Tuesday 12 December 2023

Crocodile tears and myths

or how to halt a gas pipeline was brought to my attention yesterday.

I was waiting for a Zoom meeting to start and someone else asked if I knew anything about the attempt to stop a pipeline being laid between Darwin and a site 140km away from the Tiwi Islands. I knew nothing but I thought what I was being told was so unlikely I looked it up. 

Yes, a resident of the Tiwi Islands is attempting to halt the project because, he claims, it will upset Wiyapurali, the Crocodile Man, and Mother Ampitji, a Tiwi version of the Rainbow Serpent. Wiyapurali is apparently a man who turned into a crocodile because he was greedy. He refused to share his food with others.

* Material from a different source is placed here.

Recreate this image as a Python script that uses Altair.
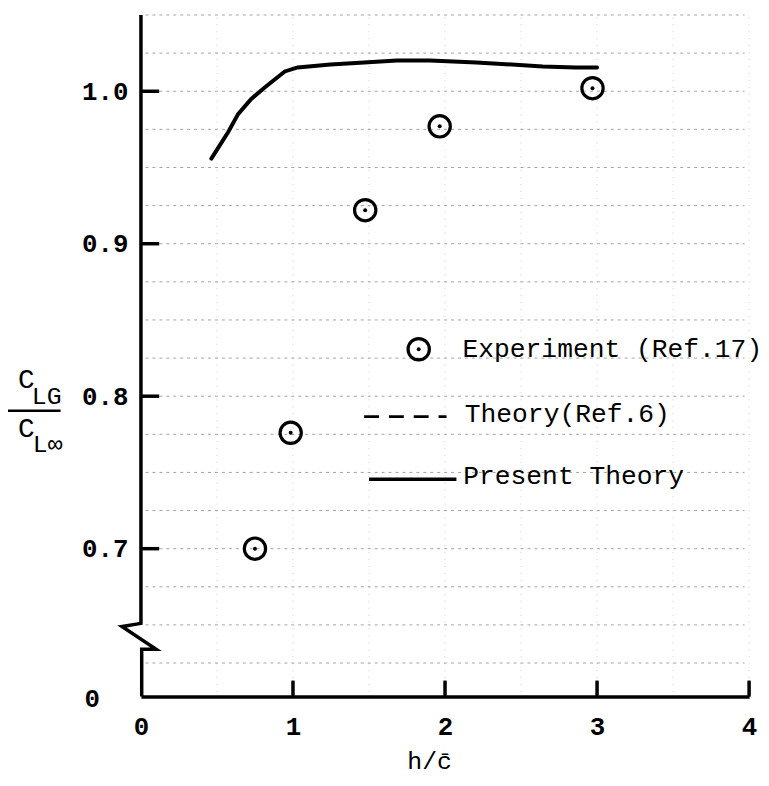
import altair as alt
import pandas as pd

# ---- data ----
exp_h = [0.75, 0.985, 1.475, 1.965, 2.97]
exp_cl = [0.700, 0.776, 0.922, 0.977, 1.002]

present_h = [0.463, 0.574, 0.639, 0.724, 0.816, 0.946, 1.031, 1.246, 1.468, 1.683, 1.90, 2.206, 2.643, 2.858, 3.0]
present_cl = [0.9558, 0.9733, 0.985, 0.9948, 1.0026, 1.013, 1.0156, 1.0176, 1.0189, 1.0202, 1.0202, 1.0189, 1.0163, 1.0156, 1.0156]

x_ticks = [0, 1, 2, 3, 4]
y_ticks = [0.7, 0.8, 0.9, 1.0]
y_zero_label = "0"
legend_labels = ["Experiment (Ref.17)", "Theory(Ref.6)", "Present Theory"]

FONT = "Liberation Mono"
Y_MIN, Y_MAX = 0.603, 1.05

xs = alt.Scale(domain=[0, 4], nice=False, zero=False)
ys = alt.Scale(domain=[Y_MIN, Y_MAX], nice=False, zero=False)

x_axis = alt.Axis(
    values=x_ticks, labelFont=FONT, labelFontSize=26, labelFontWeight="bold", labelColor="black",
    labelPadding=17, ticks=False, domainColor="black", domainWidth=3.5, grid=False, title=None,
    labelFlush=False, labelOverlap=False, format="d")
y_axis = alt.Axis(
    values=y_ticks, format=".1f",
    labelFont=FONT, labelFontSize=26, labelFontWeight="bold", labelColor="black", labelPadding=13,
    ticks=False, domain=False, grid=False, title=None, labelFlush=False, labelOverlap=False)


def X(f="x"):
    return alt.X(f"{f}:Q", scale=xs, axis=x_axis)


def Y(f="y"):
    return alt.Y(f"{f}:Q", scale=ys, axis=y_axis)


# graph-paper background
grid_h = pd.DataFrame({"y": [0.625 + 0.025 * i for i in range(18)], "x": 0.03, "x2": 3.97})
grid_v = pd.DataFrame({"x": [0.5 * i for i in range(1, 9)], "y": 0.606, "y2": Y_MAX})

gh = alt.Chart(grid_h).mark_rule(color="#666", strokeDash=[3, 4], strokeWidth=1, opacity=0.6).encode(
    x=X(), x2="x2:Q", y=Y())
gv = alt.Chart(grid_v).mark_rule(color="#999", strokeDash=[1, 6], strokeWidth=1, opacity=0.5).encode(
    x=X(), y=Y(), y2="y2:Q")

# left axis with break symbol
axis_path = pd.DataFrame({
    "i": [0, 1, 2, 3, 4, 5],
    "x": [0, 0, -0.125, 0.10, 0.005, 0.005],
    "y": [Y_MAX, 0.651, 0.649, 0.634, 0.634, Y_MIN],
})
left_axis = alt.Chart(axis_path).mark_line(color="black", strokeWidth=3.5, strokeJoin="miter").encode(
    x=X(), y=Y(), order="i:Q")

# "0" label at the foot of the broken axis
zero_df = pd.DataFrame({"y": [Y_MIN], "t": [y_zero_label]})
zero_lbl = alt.Chart(zero_df).mark_text(font=FONT, fontSize=26, fontWeight="bold", color="black",
                                        align="left", baseline="middle", dy=3).encode(
    x=alt.value(-57), y=Y(), text="t:N")

# inward ticks
yt = pd.DataFrame({"y": y_ticks, "x": 0.0, "x2": 0.12})
ytick = alt.Chart(yt).mark_rule(color="black", strokeWidth=3.5).encode(x=X(), x2="x2:Q", y=Y())
xt = pd.DataFrame({"x": x_ticks[1:], "y": Y_MIN, "y2": Y_MIN + 0.0105})
xtick = alt.Chart(xt).mark_rule(color="black", strokeWidth=3.5).encode(x=X(), y=Y(), y2="y2:Q")

# present theory curve
pres = pd.DataFrame({"x": present_h, "y": present_cl})
line = alt.Chart(pres).mark_line(color="black", strokeWidth=4, strokeCap="round").encode(x=X(), y=Y())

# experiment points
expd = pd.DataFrame({"x": exp_h, "y": exp_cl})
rings = alt.Chart(expd).mark_point(shape="circle", filled=False, color="black", strokeWidth=3.2,
                                   size=460, opacity=1).encode(x=X(), y=Y())
dots = alt.Chart(expd).mark_circle(color="black", size=16, opacity=1).encode(x=X(), y=Y())

# legend
leg_pt = pd.DataFrame({"x": [1.827], "y": [0.8308]})
leg_ring = alt.Chart(leg_pt).mark_point(shape="circle", filled=False, color="black", strokeWidth=3.2,
                                        size=460, opacity=1).encode(x=X(), y=Y())
leg_dot = alt.Chart(leg_pt).mark_circle(color="black", size=16, opacity=1).encode(x=X(), y=Y())
leg_dash_df = pd.DataFrame({"x": [1.468], "x2": [2.01], "y": [0.7866]})
leg_dash = alt.Chart(leg_dash_df).mark_rule(color="black", strokeWidth=3, strokeDash=[15, 10]).encode(
    x=X(), x2="x2:Q", y=Y())
leg_solid_df = pd.DataFrame({"x": [1.50], "x2": [2.075], "y": [0.7456]})
leg_solid = alt.Chart(leg_solid_df).mark_rule(color="black", strokeWidth=3.5).encode(
    x=X(), x2="x2:Q", y=Y())
leg_txt_df = pd.DataFrame({"x": [2.115, 2.13, 2.12], "y": [0.8308, 0.788, 0.7476], "t": legend_labels})
leg_txt = alt.Chart(leg_txt_df).mark_text(font=FONT, fontSize=26.5, color="black", align="left",
                                          baseline="middle").encode(x=X(), y=Y(), text="t:N")

# axis titles
one = pd.DataFrame({"a": [0]})


def label(txt, x, y, size=26, align="left"):
    return alt.Chart(one).mark_text(font=FONT, fontSize=size, color="black", align=align,
                                    baseline="alphabetic").encode(
        x=alt.value(x), y=alt.value(y), text=alt.value(txt))


c_top = label("C", -124, 376, size=28)
lg = label("LG", -110, 392, size=25)
c_bot = label("C", -124, 425, size=28)
linf = label("L\u221e", -109, 440, size=25)
bar = alt.Chart(one).mark_rule(color="black", strokeWidth=2.5).encode(
    x=alt.value(-134), x2=alt.value(-81), y=alt.value(399))
xtitle = label("h/c\u0304", 291, 760, size=25, align="center")

chart = alt.layer(
    gh, gv, left_axis, ytick, xtick, line, rings, dots, zero_lbl,
    leg_ring, leg_dot, leg_dash, leg_solid, leg_txt,
    c_top, lg, c_bot, linf, bar, xtitle,
).properties(
    width=613, height=687,
    autosize=alt.AutoSizeParams(type="none"),
    padding={"left": 134, "top": 4, "right": 12, "bottom": 79},
    background="white",
).configure_view(strokeWidth=0)

chart.save("out.html", embed_options={"renderer": "svg", "actions": False})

I didn't know the story at all. It seems that very few people know the story. It also seems that the version given to the court by the person who was demanding the pipeline not be laid is not the same as the version other Tiwi Islanders tell. All this however makes no difference. The court has halted the work on the pipeline. It is costing the company millions of dollars. It is putting at risk billions of dollars in development and employment.

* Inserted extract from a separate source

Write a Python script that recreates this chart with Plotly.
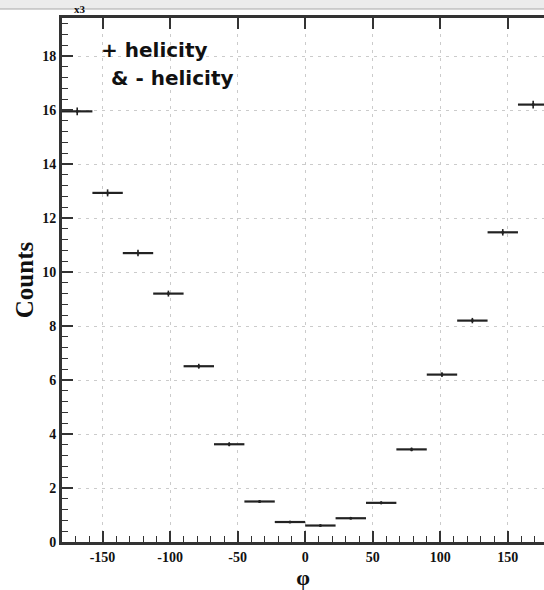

I know there are people who will say, "Oh good! This is another environmentally unacceptable project about to go under. We don't want gas being extracted when we are trying to bring global warming under control."

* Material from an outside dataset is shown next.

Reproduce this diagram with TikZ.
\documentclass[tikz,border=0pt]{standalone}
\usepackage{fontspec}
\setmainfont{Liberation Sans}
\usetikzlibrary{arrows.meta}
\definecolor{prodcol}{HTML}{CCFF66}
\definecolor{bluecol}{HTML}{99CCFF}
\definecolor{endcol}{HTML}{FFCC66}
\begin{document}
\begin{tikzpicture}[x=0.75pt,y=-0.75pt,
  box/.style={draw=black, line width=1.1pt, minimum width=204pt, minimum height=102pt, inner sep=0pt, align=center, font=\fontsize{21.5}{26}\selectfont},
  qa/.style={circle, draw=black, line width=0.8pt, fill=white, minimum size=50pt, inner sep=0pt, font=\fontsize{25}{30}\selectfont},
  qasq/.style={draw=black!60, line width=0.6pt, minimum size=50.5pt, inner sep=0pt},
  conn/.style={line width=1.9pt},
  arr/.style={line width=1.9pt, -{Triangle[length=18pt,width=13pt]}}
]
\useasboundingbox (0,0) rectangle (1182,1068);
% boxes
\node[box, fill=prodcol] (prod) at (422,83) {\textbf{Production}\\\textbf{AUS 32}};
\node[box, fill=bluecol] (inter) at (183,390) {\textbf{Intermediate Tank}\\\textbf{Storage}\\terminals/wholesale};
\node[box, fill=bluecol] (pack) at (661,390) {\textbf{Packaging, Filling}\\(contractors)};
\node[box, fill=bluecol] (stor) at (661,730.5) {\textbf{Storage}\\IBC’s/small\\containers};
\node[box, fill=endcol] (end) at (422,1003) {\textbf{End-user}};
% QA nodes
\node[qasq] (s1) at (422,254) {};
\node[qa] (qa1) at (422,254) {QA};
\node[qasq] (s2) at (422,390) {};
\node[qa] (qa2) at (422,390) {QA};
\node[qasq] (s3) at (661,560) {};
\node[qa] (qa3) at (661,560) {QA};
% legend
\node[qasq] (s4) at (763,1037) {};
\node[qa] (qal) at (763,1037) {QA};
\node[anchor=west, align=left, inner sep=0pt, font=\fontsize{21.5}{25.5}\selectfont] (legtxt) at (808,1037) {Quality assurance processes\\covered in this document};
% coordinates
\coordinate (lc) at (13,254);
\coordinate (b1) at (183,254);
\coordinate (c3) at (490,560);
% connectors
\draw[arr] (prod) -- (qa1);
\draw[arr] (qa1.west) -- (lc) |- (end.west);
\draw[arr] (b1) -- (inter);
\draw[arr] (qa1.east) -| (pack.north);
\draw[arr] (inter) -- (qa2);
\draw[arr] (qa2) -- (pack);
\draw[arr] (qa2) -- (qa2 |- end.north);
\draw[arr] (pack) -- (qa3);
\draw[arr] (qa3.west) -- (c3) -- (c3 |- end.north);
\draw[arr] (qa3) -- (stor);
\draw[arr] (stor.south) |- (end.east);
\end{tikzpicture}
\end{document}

The project however has already been through the environmental mill - more than once. It was given the go ahead after consultation with all sorts of groups and agencies. It is only now that one man is claiming it will upset Crocodile Man. 

This is all rather like another major development 375km off the west coast  being halted because an indigenous clan claims it was not properly consulted.

I have mixed feelings about both projects but it is clear what is happening here. Environmental groups are using indigenous people to halt the development of projects they do not want to go ahead. It is all too easy to alter stories, especially stories which rely on oral traditions. They will happily dismiss the religious texts of major religions as "fantasy" and "fairy tales" but a man who becomes a crocodile is apparently acceptable if it prevents a project they object to going ahead.

Is this really helping the Tiwi Islanders, the vast majority of whom now claim to be Christian, have their stories accepted and retained?

My paternal grandfather told me stories about "selkies". His grandfather told them to him. It did not prevent his descendants from drilling for oil in the North Sea. If anyone had tried to prevent it on those grounds they would have been laughed out of court.